Schema Evolution Modes

Mode	What Happens When New Column Appears	Best For
`addNewColumns`	New column is automatically added to schema and Delta table	Bronze ingestion (accept everything)
`rescue` (default)	New column data goes to `_rescued_data` column as JSON	Safe default — nothing breaks, nothing is lost
`failOnNewColumns`	Stream fails with an error	Strict pipelines that require schema review
`none`	New columns are silently ignored	When you only care about known columns

Example: Source adds a "phone_number" column in month 6

Month 1-5 files: customer_id, name, email, salary
Month 6+ files:  customer_id, name, email, salary, phone_number

With addNewColumns:
  → AutoLoader detects the new column
  → Updates the saved schema in schemaLocation
  → Adds phone_number to the Delta table (mergeSchema)
  → Old rows have NULL for phone_number
  → New rows have the value

With rescue (default):
  → AutoLoader keeps the original schema
  → phone_number data goes to _rescued_data column as JSON:
    {"phone_number": "416-555-1234"}
  → Nothing breaks, no data is lost
  → You decide later whether to promote it to a real column

Real-life analogy: Schema evolution with addNewColumns is like a hotel reception desk that automatically creates a new room key card type when a new guest category shows up (VIP, corporate, loyalty). The rescue mode puts the unknown guest type in a “miscellaneous” folder until management decides what to do.

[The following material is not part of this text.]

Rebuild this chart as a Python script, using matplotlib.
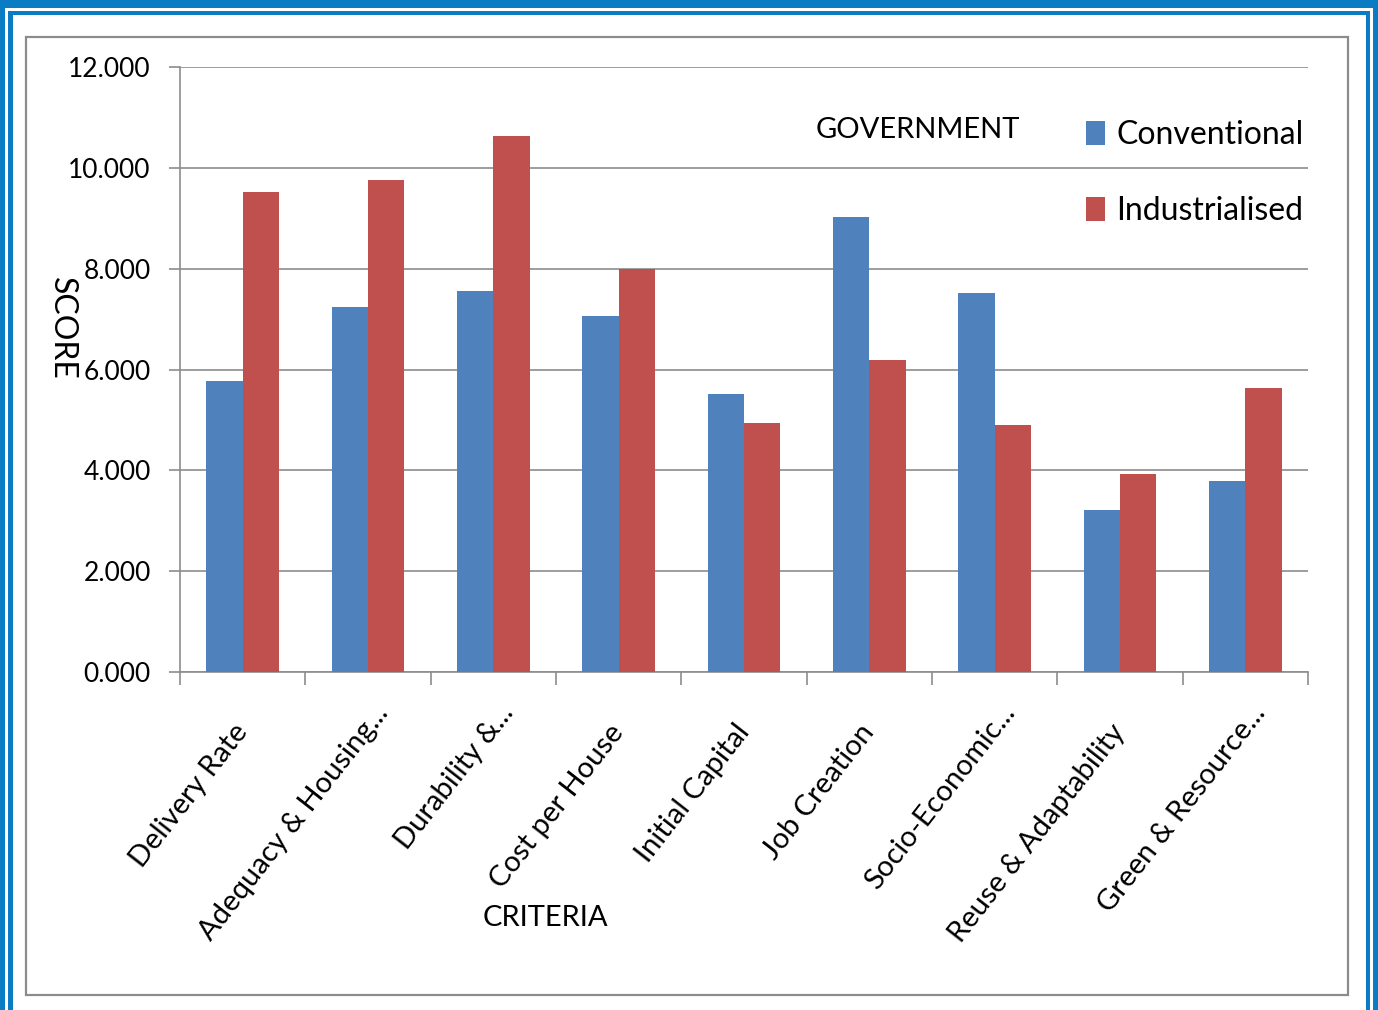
import numpy as np
import matplotlib.pyplot as plt
import matplotlib.transforms as mtransforms
from matplotlib.patches import Rectangle

criteria = ['Delivery Rate', 'Adequacy & Housing...', 'Durability &...', 'Cost per House',
            'Initial Capital', 'Job Creation', 'Socio-Economic...', 'Reuse & Adaptability',
            'Green & Resource...']
conventional = [5.77, 7.24, 7.56, 7.06, 5.51, 9.02, 7.52, 3.21, 3.79]
industrialised = [9.52, 9.76, 10.63, 7.99, 4.94, 6.19, 4.90, 3.93, 5.63]
yticks = [0, 2, 4, 6, 8, 10, 12]

plt.rcParams['font.family'] = ['Lato', 'DejaVu Sans']

W, H = 1378, 1010
fig = plt.figure(figsize=(W / 100, H / 100), dpi=100)


def fr(x0, y0, x1, y1, **kw):
    # rectangle in pixel coords (top-left origin)
    fig.patches.append(Rectangle((x0 / W, 1 - y1 / H), (x1 - x0) / W, (y1 - y0) / H,
                                 transform=fig.transFigure, **kw))


blue_frame = '#0A7CC4'
# double blue frame (no bottom edge)
for r in [(0, 0, W, 8), (0, 0, 5, H), (1373, 0, W, H),
          (8, 11, 1370, 15), (8, 11, 13, H), (1366, 11, 1370, H)]:
    fr(*r, color=blue_frame, linewidth=0)
# inner grey chart box
fr(26, 37, 1348, 995, fill=False, edgecolor='#8c8c8c', linewidth=1.6)

ax = fig.add_axes([180 / W, 1 - 672 / H, 1128 / W, 605 / H])
x = np.arange(len(criteria))
w = 0.29
ax.bar(x - w / 2, conventional, w, color='#4F81BD', label='Conventional', zorder=3)
ax.bar(x + w / 2, industrialised, w, color='#C0504D', label='Industrialised', zorder=3)

ax.set_xlim(-0.5, len(criteria) - 0.5)
ax.set_ylim(0, 12)
ax.set_yticks(yticks)
ax.set_yticklabels(['%.3f' % v for v in yticks], fontsize=19)
ax.yaxis.grid(True, color='#8c8c8c', linewidth=1.2, zorder=0)
ax.set_xticks(np.arange(len(criteria) + 1) - 0.5, minor=False)
ax.set_xticklabels([])
ax.set_xticks(x, minor=True)
ax.set_xticklabels(criteria, minor=True, rotation=52, ha='right', va='center',
                   rotation_mode='anchor', fontsize=21)
ax.tick_params(axis='x', which='minor', length=0, pad=40)
ax.tick_params(axis='x', which='major', length=9, color='#8c8c8c', width=1.2)
ax.tick_params(axis='y', length=8, color='#8c8c8c', width=1.2, pad=13)
# truncated labels sit a bit further up/right in the original
for lab in ax.get_xticklabels(minor=True):
    if lab.get_text().endswith('...'):
        lab.set_transform(lab.get_transform() +
                          mtransforms.ScaledTranslation(11 / 72, 14 / 72, fig.dpi_scale_trans))
for s in ['top', 'right']:
    ax.spines[s].set_visible(False)
for s in ['left', 'bottom']:
    ax.spines[s].set_color('#8c8c8c')
    ax.spines[s].set_linewidth(1.2)

fig.text(62 / W, 1 - 328 / H, 'SCORE', rotation=-90, fontsize=23, ha='center', va='center')
fig.text(545 / W, 1 - 918 / H, 'CRITERIA', fontsize=21, ha='center', va='center')
fig.text(918 / W, 1 - 130 / H, 'GOVERNMENT', fontsize=21, ha='center', va='center')

ax.legend(loc='upper left', bbox_to_anchor=(1086 / W, 1 - 120 / H), bbox_transform=fig.transFigure,
          frameon=False, fontsize=23, handlelength=0.6, handleheight=0.8, handletextpad=0.35,
          labelspacing=1.45, borderpad=0, borderaxespad=0)

fig.savefig('out.png', dpi=100)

Schema Hints: Overriding Inferred Types

Sometimes AutoLoader infers the wrong type. The first file has salary values like 95000, so it infers integer. But later files have 95000.50. Schema hints let you override specific columns:

# Override specific column types with schema hints
df = (spark.readStream
    .format("cloudFiles")
    .option("cloudFiles.format", "csv")
    .option("header", "true")
    .option("cloudFiles.schemaLocation", "/mnt/schema/employees/")
    .option("cloudFiles.schemaHints", 
            "salary DOUBLE, hire_date DATE, employee_id LONG, is_active BOOLEAN")
    .load("/mnt/landing/employees/")
)

Schema hints override the inferred type for specific columns while letting AutoLoader infer the rest. Think of it as saying: “Figure out the schema yourself, but I know for a fact that salary is a DOUBLE and hire_date is a DATE.”

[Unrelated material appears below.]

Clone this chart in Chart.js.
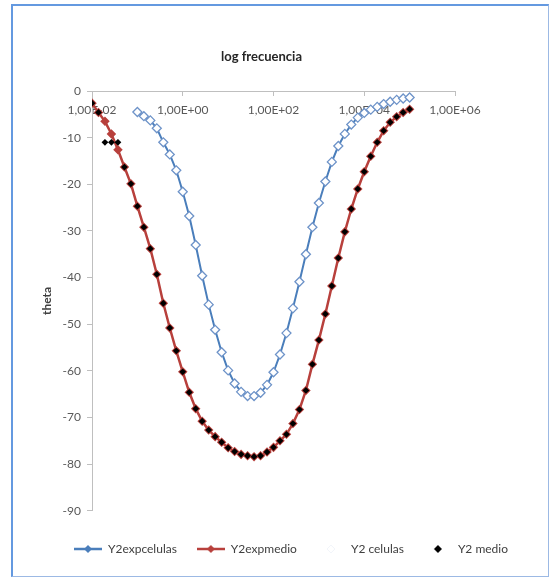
<!DOCTYPE html>
<html>
<head>
<meta charset="utf-8">
<script src="https://cdn.jsdelivr.net/npm/chart.js@4/dist/chart.umd.min.js"></script>
<style>
  body { margin: 0; background: #fff; }
  #frame {
    position: absolute; left: 11px; top: 4px; width: 535px; height: 570px;
    border-left: 2px solid #6499e0; border-top: 2px solid #6499e0;
    border-right: 1px solid #9cb9e4; border-bottom: 1px solid #9cb9e4;
  }
  #wrap { position: absolute; left: 28px; top: 7px; width: 518px; height: 567px; }
</style>
</head>
<body>
<div id="frame"></div>
<div id="wrap"><canvas id="chart"></canvas></div>
<script>
const ctx = document.getElementById("chart");

// frequency (Hz), log spaced
const freqMedio = [
  0.01, 0.0139, 0.0193, 0.0268, 0.0373, 0.0518, 0.072,
  0.1, 0.139, 0.193, 0.268, 0.373, 0.518, 0.72,
  1, 1.39, 1.93, 2.68, 3.73, 5.18, 7.2,
  10, 13.9, 19.3, 26.8, 37.3, 51.8, 72,
  100, 139, 193, 268, 373, 518, 720,
  1000, 1390, 1930, 2680, 3730, 5180, 7200,
  10000, 13900, 19300, 26800, 37300, 51800, 72000,
  100000
];
const freqCelulas = freqMedio.slice(7);

const thetaExpMedio = [
  -2.6, -4.6, -6.5, -9.2, -12.6, -16.3, -19.9, -24.7, -29.2, -33.8,
  -39.3, -45.5, -50.8, -55.7, -60.2, -64.6, -68.1, -70.8, -72.7, -74.1,
  -75.3, -76.5, -77.3, -77.9, -78.2, -78.4, -78.2, -77.4, -76.4, -75.0,
  -73.6, -71.3, -68.3, -64.2, -58.6, -53.4, -47.8, -41.8, -35.8, -30.2,
  -25.3, -21.0, -17.3, -14.0, -11.0, -8.5, -6.7, -5.5, -4.6, -3.9
];
const thetaMedio = [
  -2.6, -4.6, -11.0, -11.0, -11.0, -16.3, -19.9, -24.7, -29.2, -33.8,
  -39.3, -45.5, -50.8, -55.7, -60.2, -64.6, -68.1, -70.8, -72.7, -74.1,
  -75.3, -76.5, -77.3, -77.9, -78.2, -78.4, -78.2, -77.4, -76.4, -75.0,
  -73.6, -71.3, -68.3, -64.2, -58.6, -53.4, -47.8, -41.8, -35.8, -30.2,
  -25.3, -21.0, -17.3, -14.0, -11.0, -8.5, -6.7, -5.5, -4.6, -3.9
];
const thetaExpCelulas = [
  -4.5, -5.4, -6.3, -8.0, -11.0, -13.6, -17.0, -21.6, -26.8, -33.0,
  -39.6, -45.8, -51.2, -56.0, -59.9, -62.7, -64.5, -65.4, -65.4, -64.7,
  -63.0, -60.3, -56.5, -51.9, -46.6, -40.9, -35.0, -29.2, -24.0, -19.4,
  -15.2, -11.8, -9.2, -7.2, -5.7, -4.7, -4.0, -3.4, -2.8, -2.3,
  -1.9, -1.6, -1.4
];
const thetaCelulas = thetaExpCelulas.slice();

const xTickValues = [0.01, 1, 100, 10000, 1000000];
const xTickLabels = ["1,00E-02", "1,00E+00", "1,00E+02", "1,00E+04", "1,00E+06"];
const seriesNames = ["Y2expcelulas", "Y2expmedio", "Y2 celulas", "Y2 medio"];

const FONT = "Lato, 'Liberation Sans', sans-serif";
const BLUE = "#4a7ebb";
const RED = "#b8403c";

Chart.defaults.font.family = FONT;

function pts(xs, ys) {
  return xs.map((x, i) => ({ x: x, y: ys[i] }));
}

function legendIcon(line, fill, stroke) {
  const c = document.createElement("canvas");
  c.width = 28;
  c.height = 12;
  const g = c.getContext("2d");
  if (line) {
    g.strokeStyle = line;
    g.lineWidth = 2.5;
    g.beginPath();
    g.moveTo(0, 6);
    g.lineTo(28, 6);
    g.stroke();
  }
  if (fill) {
    g.fillStyle = fill;
    g.beginPath();
    g.moveTo(14, 2);
    g.lineTo(18, 6);
    g.lineTo(14, 10);
    g.lineTo(10, 6);
    g.closePath();
    g.fill();
    if (stroke) {
      g.strokeStyle = stroke;
      g.lineWidth = 1;
      g.stroke();
    }
  }
  return c;
}
const legendIcons = [
  legendIcon(BLUE, BLUE),
  legendIcon(RED, RED),
  legendIcon(null, "#fff", "#f2f5fa"),
  legendIcon(null, "#000")
];

// title of the log axis, drawn above the plot like the original
const topTitle = {
  id: "topTitle",
  afterDraw(chart) {
    const a = chart.chartArea;
    const c = chart.ctx;
    c.save();
    c.font = "bold 13px " + FONT;
    c.fillStyle = "#262626";
    c.textAlign = "center";
    c.textBaseline = "middle";
    c.fillText("log frecuencia", (a.left + a.right) / 2 - 12, a.top - 34);
    c.restore();
  }
};

new Chart(ctx, {
  type: "scatter",
  data: {
    datasets: [
      {
        label: seriesNames[0],
        data: pts(freqCelulas, thetaExpCelulas),
        showLine: true,
        borderColor: BLUE,
        backgroundColor: BLUE,
        borderWidth: 2,
        pointStyle: "rectRot",
        pointRadius: 3,
        order: 2
      },
      {
        label: seriesNames[1],
        data: pts(freqMedio, thetaExpMedio),
        showLine: true,
        borderColor: RED,
        backgroundColor: RED,
        borderWidth: 2.5,
        pointStyle: "rectRot",
        pointRadius: 3,
        order: 2
      },
      {
        label: seriesNames[2],
        data: pts(freqCelulas, thetaCelulas),
        borderColor: "#6f94c9",
        backgroundColor: "#ffffff",
        borderWidth: 1.3,
        pointStyle: "rectRot",
        pointRadius: 4.5,
        order: 1
      },
      {
        label: seriesNames[3],
        data: pts(freqMedio, thetaMedio),
        borderColor: "#000",
        backgroundColor: "#000",
        borderWidth: 0,
        pointStyle: "rectRot",
        pointRadius: 3.4,
        order: 1
      }
    ]
  },
  options: {
    responsive: true,
    maintainAspectRatio: false,
    animation: false,
    layout: { padding: { left: 8, right: 0, top: 84, bottom: 9 } },
    scales: {
      x: {
        type: "logarithmic",
        min: 0.01,
        max: 1000000,
        position: { y: 0 },
        afterBuildTicks(scale) {
          scale.ticks = xTickValues.map((v) => ({ value: v }));
        },
        ticks: {
          autoSkip: false,
          maxRotation: 0,
          padding: 8,
          color: "#595959",
          font: { family: FONT, size: 12 },
          callback: (v, i) => xTickLabels[i]
        },
        grid: { drawOnChartArea: false, tickLength: 4, color: "#bfbfbf" },
        border: { color: "#bfbfbf" }
      },
      y: {
        min: -90,
        max: 0,
        afterFit(scale) {
          scale.width = 56;
        },
        ticks: {
          stepSize: 10,
          padding: 6,
          color: "#595959",
          font: { family: FONT, size: 12 }
        },
        grid: { drawOnChartArea: false, tickLength: 5, color: "#bfbfbf" },
        border: { color: "#bfbfbf" },
        title: {
          display: true,
          text: "theta",
          color: "#404040",
          font: { family: FONT, size: 12, weight: "bold" },
          padding: { top: 4, bottom: 0 }
        }
      },
      // empty right-hand margin of the plot
      yRight: {
        position: "right",
        min: -90,
        max: 0,
        afterFit(scale) {
          scale.width = 91;
        },
        ticks: { display: false },
        grid: { display: false },
        border: { display: false }
      }
    },
    plugins: {
      tooltip: { enabled: false },
      legend: {
        position: "bottom",
        title: { display: true, text: "", font: { size: 1 }, padding: { top: 0, bottom: 11 } },
        labels: {
          usePointStyle: true,
          pointStyleWidth: 28,
          padding: 20,
          color: "#404040",
          font: { family: FONT, size: 12 },
          sort: (a, b) => a.datasetIndex - b.datasetIndex,
          generateLabels(chart) {
            const items = Chart.defaults.plugins.legend.labels.generateLabels(chart);
            items.forEach((it) => {
              it.pointStyle = legendIcons[it.datasetIndex];
            });
            return items;
          }
        }
      }
    }
  },
  plugins: [topTitle]
});
</script>
</body>
</html>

The Schema Location: Where AutoLoader Stores Schema

/mnt/schema/customers/
  └── _schemas/
        ├── 0              ← Initial inferred schema (JSON)
        ├── 1              ← Schema after first evolution (new column added)
        └── 2              ← Schema after second evolution

Each file contains the full schema definition:
{
  "type": "struct",
  "fields": [
    {"name": "customer_id", "type": "integer", "nullable": true},
    {"name": "name", "type": "string", "nullable": true},
    {"name": "email", "type": "string", "nullable": true},
    {"name": "salary", "type": "double", "nullable": true},
    {"name": "phone_number", "type": "string", "nullable": true}   ← Added in schema version 1
  ]
}

Important rules:

The schemaLocation directory should be unique per AutoLoader stream — never share it between different tables
Do not manually edit files in the schema directory — let AutoLoader manage it
To force a full schema re-inference, delete the entire schemaLocation directory (the checkpoint still tracks file progress)
The schemaLocation is separate from the checkpointLocation — they serve different purposes

Checkpointing: How AutoLoader Tracks Progress

The checkpoint directory is how AutoLoader remembers which files it has already processed. Without it, every run would reprocess all files from scratch.

/mnt/checkpoints/customers/
  ├── commits/          ← Completed micro-batch IDs
  │     ├── 0
  │     ├── 1
  │     └── 2
  ├── offsets/           ← File lists per micro-batch
  │     ├── 0
  │     ├── 1
  │     └── 2
  ├── sources/           ← Source-specific state
  │     └── 0/
  │           └── rocksdb/   ← Tracks discovered files
  └── metadata            ← Stream metadata

Run 1: Processes file_001.csv, file_002.csv → checkpoint records them
Run 2: Finds file_003.csv is new → processes only file_003.csv
Run 3: No new files → does nothing
Run 4: Finds file_004.csv, file_005.csv → processes both

Critical rules for checkpoints:

Never share checkpoint directories between different streams
Never delete a checkpoint directory unless you want to reprocess ALL files
Keep in durable storage (ADLS Gen2, not local DBFS) for production
If you change the source path, you need a new checkpoint directory

Real-life analogy: The checkpoint is like a bookmark in a book. It tells you exactly where you stopped reading. Lose the bookmark, and you start from page 1. Never share a bookmark between two people reading different books.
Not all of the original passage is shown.